Task objective »
Exactly as written, quote every line that follows, skipping the images.

Recorded information »

+++

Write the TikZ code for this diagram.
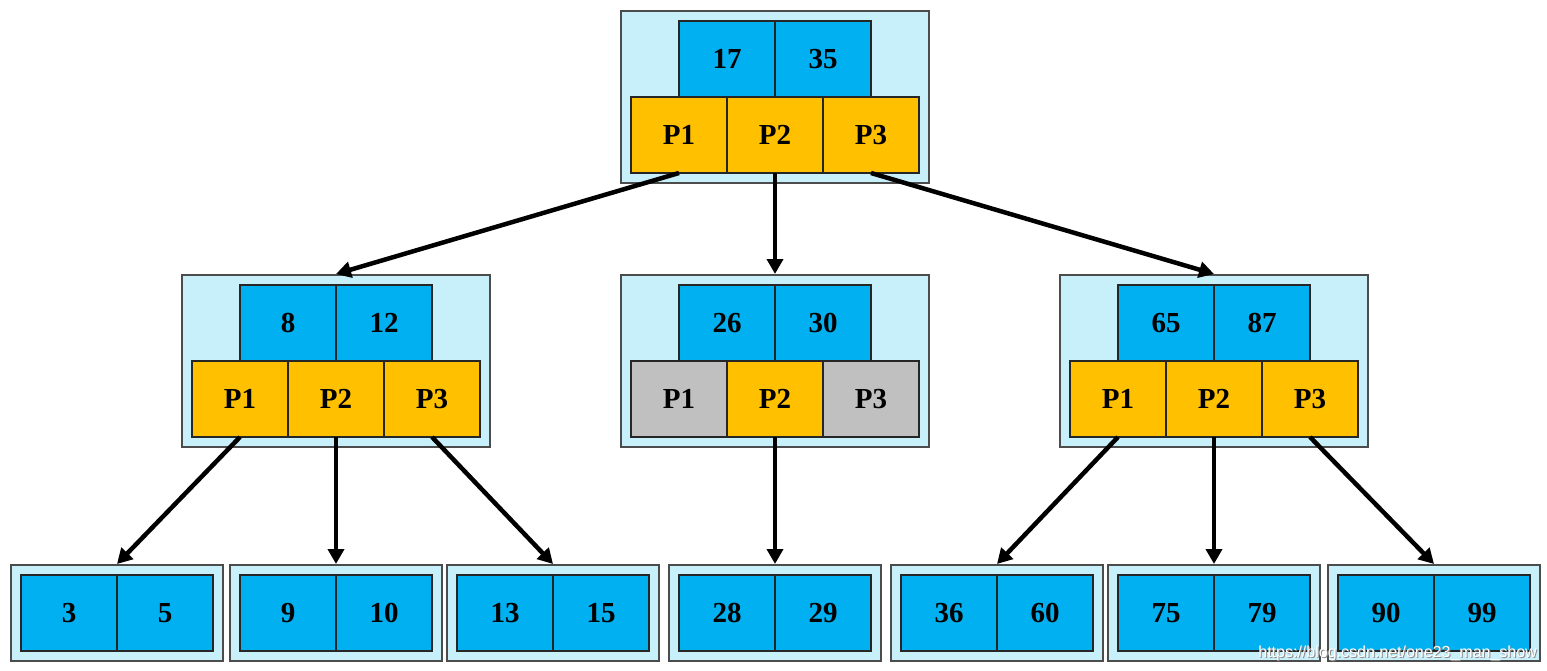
\documentclass[tikz,border=0pt]{standalone}
\usepackage{fontspec}
\setmainfont{Liberation Serif}
\newfontfamily\wmfont{Liberation Sans}
\usetikzlibrary{arrows.meta, positioning, backgrounds, fit}
\definecolor{keyblue}{RGB}{0,176,240}
\definecolor{ptrgold}{RGB}{255,192,0}
\definecolor{ptrgrey}{RGB}{192,192,192}
\definecolor{boxcyan}{RGB}{200,240,250}
\tikzset{%
	cell/.style={draw=black!85, line width=1.2pt, minimum width=96pt, minimum height=76pt,%
		inner sep=0pt, outer sep=0pt, font=\bfseries\fontsize{29}{34}\selectfont},
	keycell/.style={cell, fill=keyblue},
	ptrcell/.style={cell, fill=ptrgold},
	greycell/.style={cell, fill=ptrgrey},
	nodebox/.style={draw=black!70, line width=2pt, fill=boxcyan, inner sep=10pt},
	ptrarrow/.style={-{Triangle[length=15pt,width=16pt]}, line width=4.5pt}
}
\begin{document}
\begin{tikzpicture}[x=1pt, y=-1pt, node distance=0pt]
		\useasboundingbox (0,0) rectangle (1547,671);
		% root
		\node[ptrcell] (root-p2) at (775,135) {P2};
		\node[ptrcell] (root-p1) [left=of root-p2] {P1};
		\node[ptrcell] (root-p3) [right=of root-p2] {P3};
		\node[keycell] (root-k1) [above left=of root-p2.north] {17};
		\node[keycell] (root-k2) [above right=of root-p2.north] {35};
		% second level
		\node[ptrcell] (left-p2) at (336,399) {P2};
		\node[ptrcell] (left-p1) [left=of left-p2] {P1};
		\node[ptrcell] (left-p3) [right=of left-p2] {P3};
		\node[keycell] (left-k1) [above left=of left-p2.north] {8};
		\node[keycell] (left-k2) [above right=of left-p2.north] {12};
		\node[ptrcell] (mid-p2) at (775,399) {P2};
		\node[greycell] (mid-p1) [left=of mid-p2] {P1};
		\node[greycell] (mid-p3) [right=of mid-p2] {P3};
		\node[keycell] (mid-k1) [above left=of mid-p2.north] {26};
		\node[keycell] (mid-k2) [above right=of mid-p2.north] {30};
		\node[ptrcell] (right-p2) at (1214,399) {P2};
		\node[ptrcell] (right-p1) [left=of right-p2] {P1};
		\node[ptrcell] (right-p3) [right=of right-p2] {P3};
		\node[keycell] (right-k1) [above left=of right-p2.north] {65};
		\node[keycell] (right-k2) [above right=of right-p2.north] {87};
		% leaves
		\node[keycell, anchor=east] (lf1-a) at (117,613) {3};
		\node[keycell] (lf1-b) [right=of lf1-a] {5};
		\node[keycell, anchor=east] (lf2-a) at (336,613) {9};
		\node[keycell] (lf2-b) [right=of lf2-a] {10};
		\node[keycell, anchor=east] (lf3-a) at (553,613) {13};
		\node[keycell] (lf3-b) [right=of lf3-a] {15};
		\node[keycell, anchor=east] (lf4-a) at (775,613) {28};
		\node[keycell] (lf4-b) [right=of lf4-a] {29};
		\node[keycell, anchor=east] (lf5-a) at (997,613) {36};
		\node[keycell] (lf5-b) [right=of lf5-a] {60};
		\node[keycell, anchor=east] (lf6-a) at (1214,613) {75};
		\node[keycell] (lf6-b) [right=of lf6-a] {79};
		\node[keycell, anchor=east] (lf7-a) at (1434,613) {90};
		\node[keycell] (lf7-b) [right=of lf7-a] {99};

		\begin{scope}[on background layer]
			\node[nodebox, fit=(root-p1) (root-p3) (root-k1)] (root) {};
			\node[nodebox, fit=(left-p1) (left-p3) (left-k1)] (left) {};
			\node[nodebox, fit=(mid-p1) (mid-p3) (mid-k1)] (mid) {};
			\node[nodebox, fit=(right-p1) (right-p3) (right-k1)] (right) {};
			\node[nodebox, fit=(lf1-a) (lf1-b)] (lf1) {};
			\node[nodebox, fit=(lf2-a) (lf2-b)] (lf2) {};
			\node[nodebox, fit=(lf3-a) (lf3-b)] (lf3) {};
			\node[nodebox, fit=(lf4-a) (lf4-b)] (lf4) {};
			\node[nodebox, fit=(lf5-a) (lf5-b)] (lf5) {};
			\node[nodebox, fit=(lf6-a) (lf6-b)] (lf6) {};
			\node[nodebox, fit=(lf7-a) (lf7-b)] (lf7) {};
		\end{scope}

		\draw [ptrarrow] (root-p1.south) to (left.north);
		\draw [ptrarrow] (root-p2.south) to (mid.north);
		\draw [ptrarrow] (root-p3.south) to (right.north);
		\draw [ptrarrow] (left-p1.south) to (lf1.north);
		\draw [ptrarrow] (left-p2.south) to (lf2.north);
		\draw [ptrarrow] (left-p3.south) to (lf3.north);
		\draw [ptrarrow] (mid-p2.south) to (lf4.north);
		\draw [ptrarrow] (right-p1.south) to (lf5.north);
		\draw [ptrarrow] (right-p2.south) to (lf6.north);
		\draw [ptrarrow] (right-p3.south) to (lf7.north);

		% watermark
		\node[anchor=base east, inner sep=0pt, text=black!45, font=\wmfont\fontsize{16}{18}\selectfont]
			(wm-shadow) at (1538,658) {https://blog.csdn.net/one23\_man\_show};
		\node[anchor=base east, inner sep=0pt, text=white, font=\wmfont\fontsize{16}{18}\selectfont]
			(wm) at (1537,657) {https://blog.csdn.net/one23\_man\_show};
	\end{tikzpicture}
\end{document}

+++

Result »
Write the TikZ code for this diagram.
\documentclass[tikz,border=0pt]{standalone}
\usepackage{fontspec}
\setmainfont{Liberation Serif}
\newfontfamily\wmfont{Liberation Sans}
\usetikzlibrary{arrows.meta, positioning, backgrounds, fit}
\definecolor{keyblue}{RGB}{0,176,240}
\definecolor{ptrgold}{RGB}{255,192,0}
\definecolor{ptrgrey}{RGB}{192,192,192}
\definecolor{boxcyan}{RGB}{200,240,250}
\tikzset{%
	cell/.style={draw=black!85, line width=1.2pt, minimum width=96pt, minimum height=76pt,%
		inner sep=0pt, outer sep=0pt, font=\bfseries\fontsize{29}{34}\selectfont},
	keycell/.style={cell, fill=keyblue},
	ptrcell/.style={cell, fill=ptrgold},
	greycell/.style={cell, fill=ptrgrey},
	nodebox/.style={draw=black!70, line width=2pt, fill=boxcyan, inner sep=10pt},
	ptrarrow/.style={-{Triangle[length=15pt,width=16pt]}, line width=4.5pt}
}
\begin{document}
\begin{tikzpicture}[x=1pt, y=-1pt, node distance=0pt]
		\useasboundingbox (0,0) rectangle (1547,671);
		% root
		\node[ptrcell] (root-p2) at (775,135) {P2};
		\node[ptrcell] (root-p1) [left=of root-p2] {P1};
		\node[ptrcell] (root-p3) [right=of root-p2] {P3};
		\node[keycell] (root-k1) [above left=of root-p2.north] {17};
		\node[keycell] (root-k2) [above right=of root-p2.north] {35};
		% second level
		\node[ptrcell] (left-p2) at (336,399) {P2};
		\node[ptrcell] (left-p1) [left=of left-p2] {P1};
		\node[ptrcell] (left-p3) [right=of left-p2] {P3};
		\node[keycell] (left-k1) [above left=of left-p2.north] {8};
		\node[keycell] (left-k2) [above right=of left-p2.north] {12};
		\node[ptrcell] (mid-p2) at (775,399) {P2};
		\node[greycell] (mid-p1) [left=of mid-p2] {P1};
		\node[greycell] (mid-p3) [right=of mid-p2] {P3};
		\node[keycell] (mid-k1) [above left=of mid-p2.north] {26};
		\node[keycell] (mid-k2) [above right=of mid-p2.north] {30};
		\node[ptrcell] (right-p2) at (1214,399) {P2};
		\node[ptrcell] (right-p1) [left=of right-p2] {P1};
		\node[ptrcell] (right-p3) [right=of right-p2] {P3};
		\node[keycell] (right-k1) [above left=of right-p2.north] {65};
		\node[keycell] (right-k2) [above right=of right-p2.north] {87};
		% leaves
		\node[keycell, anchor=east] (lf1-a) at (117,613) {3};
		\node[keycell] (lf1-b) [right=of lf1-a] {5};
		\node[keycell, anchor=east] (lf2-a) at (336,613) {9};
		\node[keycell] (lf2-b) [right=of lf2-a] {10};
		\node[keycell, anchor=east] (lf3-a) at (553,613) {13};
		\node[keycell] (lf3-b) [right=of lf3-a] {15};
		\node[keycell, anchor=east] (lf4-a) at (775,613) {28};
		\node[keycell] (lf4-b) [right=of lf4-a] {29};
		\node[keycell, anchor=east] (lf5-a) at (997,613) {36};
		\node[keycell] (lf5-b) [right=of lf5-a] {60};
		\node[keycell, anchor=east] (lf6-a) at (1214,613) {75};
		\node[keycell] (lf6-b) [right=of lf6-a] {79};
		\node[keycell, anchor=east] (lf7-a) at (1434,613) {90};
		\node[keycell] (lf7-b) [right=of lf7-a] {99};

		\begin{scope}[on background layer]
			\node[nodebox, fit=(root-p1) (root-p3) (root-k1)] (root) {};
			\node[nodebox, fit=(left-p1) (left-p3) (left-k1)] (left) {};
			\node[nodebox, fit=(mid-p1) (mid-p3) (mid-k1)] (mid) {};
			\node[nodebox, fit=(right-p1) (right-p3) (right-k1)] (right) {};
			\node[nodebox, fit=(lf1-a) (lf1-b)] (lf1) {};
			\node[nodebox, fit=(lf2-a) (lf2-b)] (lf2) {};
			\node[nodebox, fit=(lf3-a) (lf3-b)] (lf3) {};
			\node[nodebox, fit=(lf4-a) (lf4-b)] (lf4) {};
			\node[nodebox, fit=(lf5-a) (lf5-b)] (lf5) {};
			\node[nodebox, fit=(lf6-a) (lf6-b)] (lf6) {};
			\node[nodebox, fit=(lf7-a) (lf7-b)] (lf7) {};
		\end{scope}

		\draw [ptrarrow] (root-p1.south) to (left.north);
		\draw [ptrarrow] (root-p2.south) to (mid.north);
		\draw [ptrarrow] (root-p3.south) to (right.north);
		\draw [ptrarrow] (left-p1.south) to (lf1.north);
		\draw [ptrarrow] (left-p2.south) to (lf2.north);
		\draw [ptrarrow] (left-p3.south) to (lf3.north);
		\draw [ptrarrow] (mid-p2.south) to (lf4.north);
		\draw [ptrarrow] (right-p1.south) to (lf5.north);
		\draw [ptrarrow] (right-p2.south) to (lf6.north);
		\draw [ptrarrow] (right-p3.south) to (lf7.north);

		% watermark
		\node[anchor=base east, inner sep=0pt, text=black!45, font=\wmfont\fontsize{16}{18}\selectfont]
			(wm-shadow) at (1538,658) {https://blog.csdn.net/one23\_man\_show};
		\node[anchor=base east, inner sep=0pt, text=white, font=\wmfont\fontsize{16}{18}\selectfont]
			(wm) at (1537,657) {https://blog.csdn.net/one23\_man\_show};
	\end{tikzpicture}
\end{document}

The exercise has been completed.